According to Eurasia Capital, Tavan Tolgoi could generate US$4 billion in royalties annually for Mongolia"s cash-strapped government from the date production starts.
That all depends on production starting, though. And up until now, the government has pursued a development model for Tavan Tolgoi that "simply will have to change", Frontier Securities" Mendoza says.
At first, the government was widely expected to fund the project by selling a stake to an international mining company. Analysts say there were nibbles from global mining majors, including Switzerland"s Xstrata and BHP Billiton. Xstrata declined to comment; BHP did not respond to requests for comment.
Then, in an about-face, Mongolia"s government announced in February that it had decided to hold on to 100 per cent of the project. On August 30, the government invited global mining companies to bid on the mine"s management contract.
"I cannot work out how the contractors would get paid," the World Bank"s Hancock said.
To raise cash to fund Tavan Tolgoi, the government hit on selling a 10 per cent stake to investors on Mongolia"s stock exchange, which opened in 1991 and boasts 350 companies. But the Mongolian stock market is too small to handle such a large initial public offering. Investment banks estimate that, all told, Tavan Tolgoi is worth up to US$20 billion but the total market capitalisation of the Mongolian exchange is just US$940 million, according to Frontier  Securities.
Because most Mongolians are too poor to own and trade stocks, a paltry US$14 million worth of shares changed hands on the exchange in the first eight months of this year, Frontier says.
So far, China"s Shenhua Group and Japan"s Mitsui have signalled interest in bidding for the management contract. Mendoza believes some bidders will present counterproposals, involving them taking an equity stake in the asset to fund its  development.
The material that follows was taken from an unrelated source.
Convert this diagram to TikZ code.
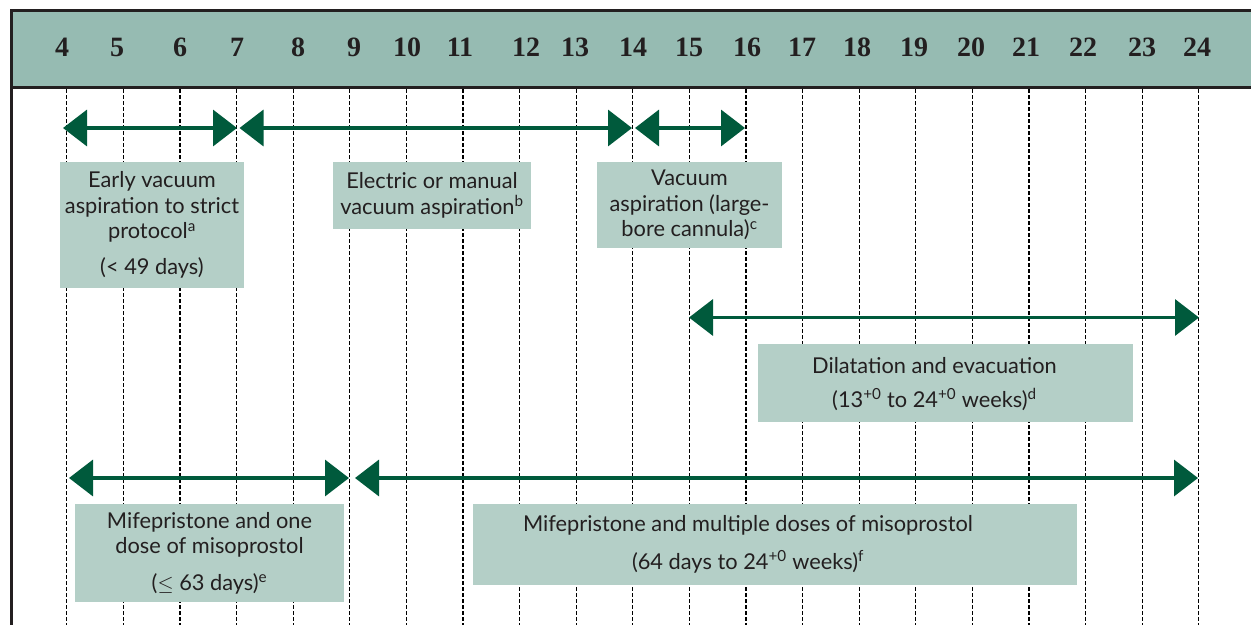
\documentclass[tikz,border=0pt]{standalone}
\usepackage{fontspec}
\usetikzlibrary{arrows.meta}
\newfontfamily\notefamily{Lato}
\newfontfamily\weekfamily{Liberation Serif}
\definecolor{headfill}{HTML}{96BBB2}
\definecolor{boxfill}{HTML}{B4CFC7}
\definecolor{spangreen}{HTML}{005A3C}
\definecolor{ink}{HTML}{231F20}
\newcommand{\notefont}{\notefamily\fontsize{21.8}{25.5}\selectfont}
\tikzset{
  frame/.style={draw=ink, line width=3pt},
  week/.style={font=\weekfamily\bfseries\fontsize{28}{30}\selectfont, text=ink, inner sep=0pt},
  gridline/.style={draw=black, line width=1.2pt, dash pattern=on 4pt off 2pt},
  span/.style={{Triangle[length=24pt,width=36pt]}-{Triangle[length=24pt,width=36pt]}, draw=spangreen, line width=3.5pt},
  box/.style={fill=boxfill, inner sep=0pt},
  note/.style={font=\notefont, text=ink, align=center, inner sep=0pt}
}

\begin{document}
\begin{tikzpicture}[x=1pt,y=-1pt]
  \useasboundingbox (0,0) rectangle (1251,625);
  % header band
  \fill[headfill] (11.5,10.5) rectangle (1251,87.5);
  \draw[frame] (1251,10.5) -- (11.5,10.5) -- (11.5,625);
  \draw[frame] (11.5,87.5) -- (1251,87.5);
  % weeks and grid
  \foreach \w/\lx in {4/62,5/117,6/180,7/237,8/298,9/354,10/407,11/460,12/526,13/575,14/633,15/689,16/747,17/802,18/857,19/914,20/971,21/1026,22/1083,23/1142,24/1197} {
    \pgfmathsetmacro\xw{66.7+(\w-4)*56.6}
    \node[week] (wk\w) at (\lx,47.5) {\w};
    \coordinate (top\w) at (\xw,89);
    \coordinate (bot\w) at (\xw,625);
    \draw[gridline] (top\w) -- (bot\w);
  }
  % boxes
  \node[box, note, minimum width=184pt, minimum height=126pt] (early) at (152,225)
    {Early vacuum\\aspiration to strict\\protocol\textsuperscript{a}\\[10pt](< 49 days)};
  \node[box, note, minimum width=198pt, minimum height=67pt] (manual) at (432,195.5)
    {Electric or manual\\vacuum aspiration\textsuperscript{b}};
  \node[box, note, minimum width=185pt, minimum height=86pt] (cannula) at (689.5,205)
    {Vacuum\\aspiration (large-\\bore cannula)\textsuperscript{c}};
  \node[box, minimum width=375pt, minimum height=78pt] (dilat) at (945.5,383) {};
  \node[note] (dilattext) at ([xshift=-11pt,yshift=-1pt]dilat.center)
    {Dilatation and evacuation\\[8pt](13\textsuperscript{+0} to 24\textsuperscript{+0} weeks)\textsuperscript{d}};
  \node[box, note, minimum width=269pt, minimum height=98pt] (onedose) at (209.5,553)
    {Mifepristone and one\\dose of misoprostol\\[11pt]($\leq$ 63 days)\textsuperscript{e}};
  \node[box, minimum width=604pt, minimum height=81pt] (multi) at (775,544.5) {};
  \node[note] (multitext) at ([xshift=-27pt]multi.center)
    {Mifepristone and multiple doses of misoprostol\\[12pt](64 days to 24\textsuperscript{+0} weeks)\textsuperscript{f}};
  % arrows
  \coordinate (earlyL) at (63,128);
  \coordinate (earlyR) at (237,128);
  \coordinate (manualL) at (239.5,128);
  \coordinate (manualR) at (632,128);
  \coordinate (cannulaL) at (635,128);
  \coordinate (cannulaR) at (745,128);
  \coordinate (dilatL) at (689,317.5);
  \coordinate (dilatR) at (1199,317.5);
  \coordinate (onedoseL) at (69,478);
  \coordinate (onedoseR) at (349,478);
  \coordinate (multiL) at (355,478);
  \coordinate (multiR) at (1198,478);
  \draw[span] (earlyL) -- (earlyR);
  \draw[span] (manualL) -- (manualR);
  \draw[span] (cannulaL) -- (cannulaR);
  \draw[span] (dilatL) -- (dilatR);
  \draw[span] (onedoseL) -- (onedoseR);
  \draw[span] (multiL) -- (multiR);
\end{tikzpicture}
\end{document}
But that could reignite government debate, potentially delaying the start up of Tavan Tolgoi.
Meanwhile, Hancock cautions that ordinary Mongolians have become prematurely optimistic about reaping rewards from mining projects during their lifetimes.
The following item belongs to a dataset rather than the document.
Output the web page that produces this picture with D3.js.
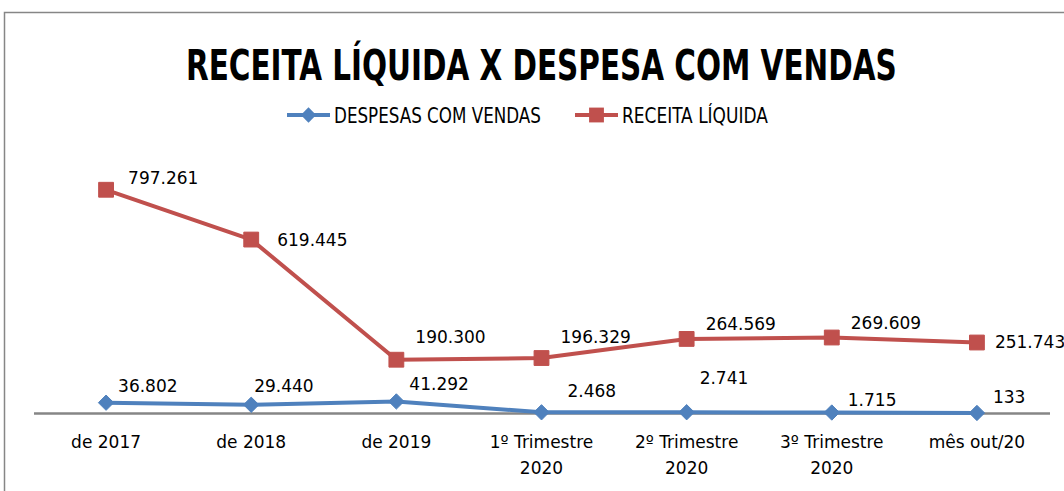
<!DOCTYPE html>
<html>
<head>
<meta charset="utf-8">
<script src="https://cdn.jsdelivr.net/npm/d3@7"></script>
<style>
  body { margin: 0; background: #fff; }
  text { font-family: "DejaVu Sans", sans-serif; fill: #000; }
</style>
</head>
<body>
<div id="chart"></div>
<script>
var categories = ["de 2017", "de 2018", "de 2019", "1º Trimestre\n2020", "2º Trimestre\n2020", "3º Trimestre\n2020", "mês out/20"];
var despesas = [36802, 29440, 41292, 2468, 2741, 1715, 133];
var receita = [797261, 619445, 190300, 196329, 264569, 269609, 251743];
var despesasLabels = ["36.802", "29.440", "41.292", "2.468", "2.741", "1.715", "133"];
var receitaLabels = ["797.261", "619.445", "190.300", "196.329", "264.569", "269.609", "251.743"];

// label nudges (as dragged in the original sheet)
var receitaNudge = [[22, -12], [26, 0], [19, -23], [19, -21], [19, -15], [19, -14], [18, 0]];
var despesasNudge = [[12, -17], [3, -19], [13, -17], [26, -21], [13, -34], [16, -12], [16, -16]];

var width = 1064, height = 491;
var narrow = "'Liberation Sans Narrow', 'DejaVu Sans Condensed', 'DejaVu Sans', sans-serif";

var svg = d3.select("#chart").append("svg")
  .attr("width", width)
  .attr("height", height);

// squeeze a text horizontally to a given width
function squeeze(sel, x0, y0, w) {
  var natural = sel.node().getComputedTextLength();
  sel.attr("transform", "translate(" + x0 + "," + y0 + ") scale(" + (w / natural) + ",1)");
}

// chart border (cropped at right/bottom)
svg.append("path")
  .attr("d", "M4.5," + height + "V12.5H" + width)
  .attr("fill", "none")
  .attr("stroke", "#868686")
  .attr("stroke-width", 1.5);

var title = svg.append("text")
  .style("font-family", narrow)
  .style("font-weight", "bold")
  .style("font-size", "43px")
  .text("RECEITA LÍQUIDA X DESPESA COM VENDAS");
squeeze(title, 186, 80, 711);

var x = d3.scaleBand()
  .domain(categories)
  .range([33.5, 1049.5]);

var y = d3.scaleLinear()
  .domain([0, 900000])
  .range([413, 161]);

var cx = function(i) { return x(categories[i]) + x.bandwidth() / 2; };

// category axis
var axis = svg.append("g").attr("transform", "translate(0," + y(0) + ")")
  .call(d3.axisBottom(x).tickSize(0).tickFormat(""));
axis.select(".domain").attr("stroke", "#868686").attr("stroke-width", 2.5);

var ticks = svg.append("g").selectAll("text")
  .data(categories)
  .enter().append("text")
  .attr("x", (d, i) => cx(i))
  .attr("y", 448)
  .attr("text-anchor", "middle")
  .style("font-size", "17px");
ticks.each(function(d) {
  var t = d3.select(this);
  d.split("\n").forEach(function(line, k) {
    t.append("tspan").attr("x", t.attr("x")).attr("dy", k ? 26 : 0).text(line);
  });
});

var line = d3.line()
  .x((d, i) => cx(i))
  .y(d => y(d));

var series = [
  { name: "DESPESAS COM VENDAS", values: despesas, labels: despesasLabels, nudge: despesasNudge, color: "#4F81BD", symbol: d3.symbolDiamond2, size: 150, legendW: 207 },
  { name: "RECEITA LÍQUIDA", values: receita, labels: receitaLabels, nudge: receitaNudge, color: "#C0504D", symbol: d3.symbolSquare2, size: 280, legendW: 146 }
];

series.forEach(function(s) {
  svg.append("path")
    .datum(s.values)
    .attr("d", line)
    .attr("fill", "none")
    .attr("stroke", s.color)
    .attr("stroke-width", 4)
    .attr("stroke-linejoin", "round");

  svg.append("g").selectAll("path")
    .data(s.values)
    .enter().append("path")
    .attr("transform", (d, i) => "translate(" + cx(i) + "," + y(d) + ")")
    .attr("d", d3.symbol().type(s.symbol).size(s.size))
    .attr("fill", s.color)
    .attr("stroke", s.color)
    .attr("stroke-width", 1);

  svg.append("g").selectAll("text")
    .data(s.values)
    .enter().append("text")
    .attr("x", (d, i) => cx(i) + s.nudge[i][0])
    .attr("y", (d, i) => y(d) + s.nudge[i][1])
    .attr("dy", "0.35em")
    .style("font-size", "17px")
    .text((d, i) => s.labels[i]);
});

// legend
var legendX = [287, 575];
series.forEach(function(s, i) {
  var g = svg.append("g").attr("transform", "translate(" + legendX[i] + ",115)");
  g.append("line")
    .attr("x1", 0).attr("x2", 43)
    .attr("stroke", s.color).attr("stroke-width", 4);
  g.append("path")
    .attr("transform", "translate(21.5,0)")
    .attr("d", d3.symbol().type(s.symbol).size(s.size))
    .attr("fill", s.color);
  var t = g.append("text")
    .style("font-family", narrow)
    .style("font-size", "21px")
    .text(s.name);
  squeeze(t, 47, 8, s.legendW);
});
</script>
</body>
</html>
"People are expecting a lot of changes too soon," he said.
What"s more, Hancock says, because locals do not yet have specialist skills, the trickle-down effect will mostly come from mining companies using local suppliers.
Some people warn that a lack of government investment in education also risks simply turning Mongolia"s herders and blue-collar workforce into "metal-bashers", which might not increase their quality of life.
"You have a risk where the population is just focusing on labour-intensive skills rather than capital-intensive jobs," Mendoza said. But, he adds, this situation is probably inevitable, at least for a generation.
The Mongolian government has scrapped university tuition fees, making higher education free from September 1, the start of the country"s academic year.
Still, building an expert Mongolian workforce "will take a generation", Mendoza says.
"In one family, you may see the father working [down] the mine for 20 years. It is his children who can hopefully become educated enough to pursue professional careers within the sector."